CAR T works by training a patient’s own T cells — a type of white blood cell used by the immune system to kill viruses and other foreign bodies — to recognize and attack cancer cells. 

For Bergeron, the treatment had several steps. First, T cells were removed from his blood. Then, in the lab, they were modified by adding a receptor gene — a “chimeric antigen receptor” or CAR — that can recognize a protein on the cancer cell, latch onto it and kill the cell. Finally, these engineered cells were multiplied and given back to Bergeron. 

Bergeron’s first scan after the infusion showed no sign of cancer.

“I was admitted to the hospital on October 6, 2023, home on October 17 which was about a week sooner than I was expecting,” says Bergeron. “I handled the treatment pretty well with a high fever being the worst of it. I’ll take that, and my first scan at the end of November was clear. I feel hopeful, and I’m staying positive,” he adds.

The data has shown that if patients are cancer free for three months, around 80% of patients will go four years without relapsing and it could be longer as well. “I hope to be in that 80%.” 

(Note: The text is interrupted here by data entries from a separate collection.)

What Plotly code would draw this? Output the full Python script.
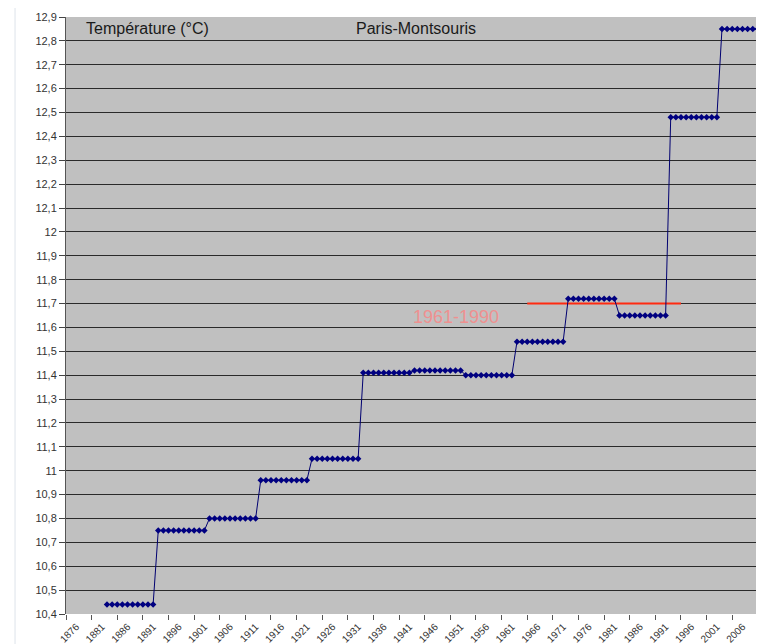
import plotly.graph_objects as go

# Decadal mean temperatures at Paris-Montsouris (°C), one plateau per decade
decade_starts = [1881, 1891, 1901, 1911, 1921, 1931, 1941, 1951, 1961, 1971, 1981, 1991, 2001]
decade_means = [10.44, 10.75, 10.80, 10.96, 11.05, 11.41, 11.42, 11.40, 11.54, 11.72, 11.65, 12.48, 12.85]

# Reference period line (1961-1990 normal)
normal_years = [1963, 1993]
normal_value = [11.70, 11.70]

# Axis tick labels
x_tick_years = list(range(1876, 2007, 5))
y_tick_vals = [10.4, 10.5, 10.6, 10.7, 10.8, 10.9, 11.0, 11.1, 11.2, 11.3, 11.4, 11.5, 11.6,
               11.7, 11.8, 11.9, 12.0, 12.1, 12.2, 12.3, 12.4, 12.5, 12.6, 12.7, 12.8, 12.9]
y_tick_text = ["10,4", "10,5", "10,6", "10,7", "10,8", "10,9", "11", "11,1", "11,2", "11,3",
               "11,4", "11,5", "11,6", "11,7", "11,8", "11,9", "12", "12,1", "12,2", "12,3",
               "12,4", "12,5", "12,6", "12,7", "12,8", "12,9"]

# Each decade mean is shown once per year of its decade
years = []
temps = []
for start, mean in zip(decade_starts, decade_means):
    for k in range(10):
        years.append(start + k)
        temps.append(mean)

fig = go.Figure()

fig.add_trace(go.Scatter(
    x=normal_years, y=normal_value, mode="lines",
    line=dict(color="#ff2a10", width=2), hoverinfo="skip", showlegend=False,
))

fig.add_trace(go.Scatter(
    x=years, y=temps, mode="lines+markers",
    line=dict(color="#000070", width=1),
    marker=dict(symbol="diamond", size=5, color="#000080"),
    showlegend=False,
))

font_family = "Liberation Sans, Arial, sans-serif"

fig.add_annotation(x=1876.6, y=12.85, text="Température (°C)", showarrow=False,
                   xanchor="left", yanchor="middle",
                   font=dict(family=font_family, size=16, color="#1a1a1a"))
fig.add_annotation(x=1929.2, y=12.85, text="Paris-Montsouris", showarrow=False,
                   xanchor="left", yanchor="middle",
                   font=dict(family=font_family, size=16, color="#1a1a1a"))
fig.add_annotation(x=1940.4, y=11.645, text="1961-1990", showarrow=False,
                   xanchor="left", yanchor="middle",
                   font=dict(family=font_family, size=18, color="#ef9090"))

# faint chart-area border on the left
fig.add_shape(type="line", xref="paper", yref="paper", x0=-0.073, x1=-0.073, y0=-0.06, y1=1.02,
              line=dict(color="#dde3ea", width=1), layer="below")

# The page adds an 8px body margin, so the figure is sized 8px smaller
fig.update_layout(
    width=756, height=636,
    margin=dict(l=58, r=0, t=9, b=30),
    paper_bgcolor="white",
    plot_bgcolor="#c0c0c0",
    font=dict(family=font_family, color="#333333"),
    xaxis=dict(
        range=[1873, 2009.2], automargin=False,
        tickmode="array", tickvals=x_tick_years,
        ticktext=[str(y) for y in x_tick_years],
        tickangle=-45, ticks="", showgrid=False, zeroline=False,
        showline=False, ticklabelstandoff=4, ticklabelshift=-5,
        tickfont=dict(size=10, color="#333333"),
        minor=dict(tickmode="array", tickvals=list(range(1873, 2010, 5)),
                   ticks="outside", ticklen=5, tickcolor="#555555", showgrid=False),
    ),
    yaxis=dict(
        range=[10.4, 12.9], automargin=False,
        tickmode="array", tickvals=y_tick_vals, ticktext=y_tick_text,
        ticks="outside", ticklen=6, tickcolor="#444444",
        showgrid=True, gridcolor="#2a2a2a", gridwidth=1.2,
        zeroline=False, showline=True, linecolor="#555555", linewidth=1,
        tickfont=dict(size=11, color="#333333"),
    ),
)

fig.write_html("out.html")
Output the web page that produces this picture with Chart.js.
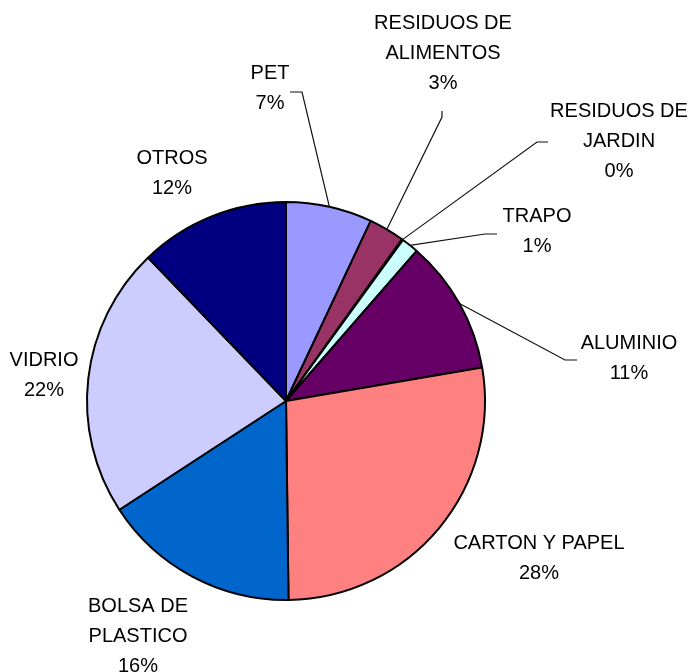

UVM CAR T-cell Program Receives FACT Accreditation

The CAR T program at UVM Cancer Center recently received accreditation from a national organization called the Foundation for the Accreditation of Cellular Therapy (FACT), which means it has met or exceeded quality measures and standards. The CAR T-cell program also highlights the benefits that an academic medical center like UVM Medical Center — which combines cutting edge clinical care and innovative research — can bring to a community. 

Cancer science is changing rapidly. With new applications for CAR T-cell therapy on the horizon, we will continue to expand access to this life-saving treatment in our region. Providing world-class care close to home to reduce the burden of cancer for our patients and their caregivers — this is what the cancer center is all about.    

RANDALL HOLCOMBE, MD, MBA, PROFESSOR AND DIRECTOR OF UNIVERSITY OF VERMONT CANCER CENTER AND CHIEF OF THE DIVISION OF HEMATOLOGY AND ONCOLOGY.

Approved by the FDA in 2017 for a variety of blood cancers, CAR T-cell therapy induces a “complete response” — where no remaining cancer is detectable — in 50-80 percent of patients treated with it, depending on the cancer type, including in 70% of patients with mantle cell lymphoma and 80 percent with follicular lymphoma. Up to ninety percent of patients with these two cancers see a “partial response,” where the cancer has been significantly diminished. As was the case for Bergeron, the therapy is typically used after other forms of treatment have been unsuccessful. 

Blood cancers account for 10 percent of all cancer diagnosed in the United States every year, according to the Leukemia and Lymphoma Society.  

CAR T is currently approved only for blood cancers: lymphoma, multiple myeloma, and some leukemias including as recently as March of 2024, chronic lymphocytic leukemia. Research is ongoing to apply the method to other cancers. 

Patients interested in the therapy should discuss the treatment with their oncologist.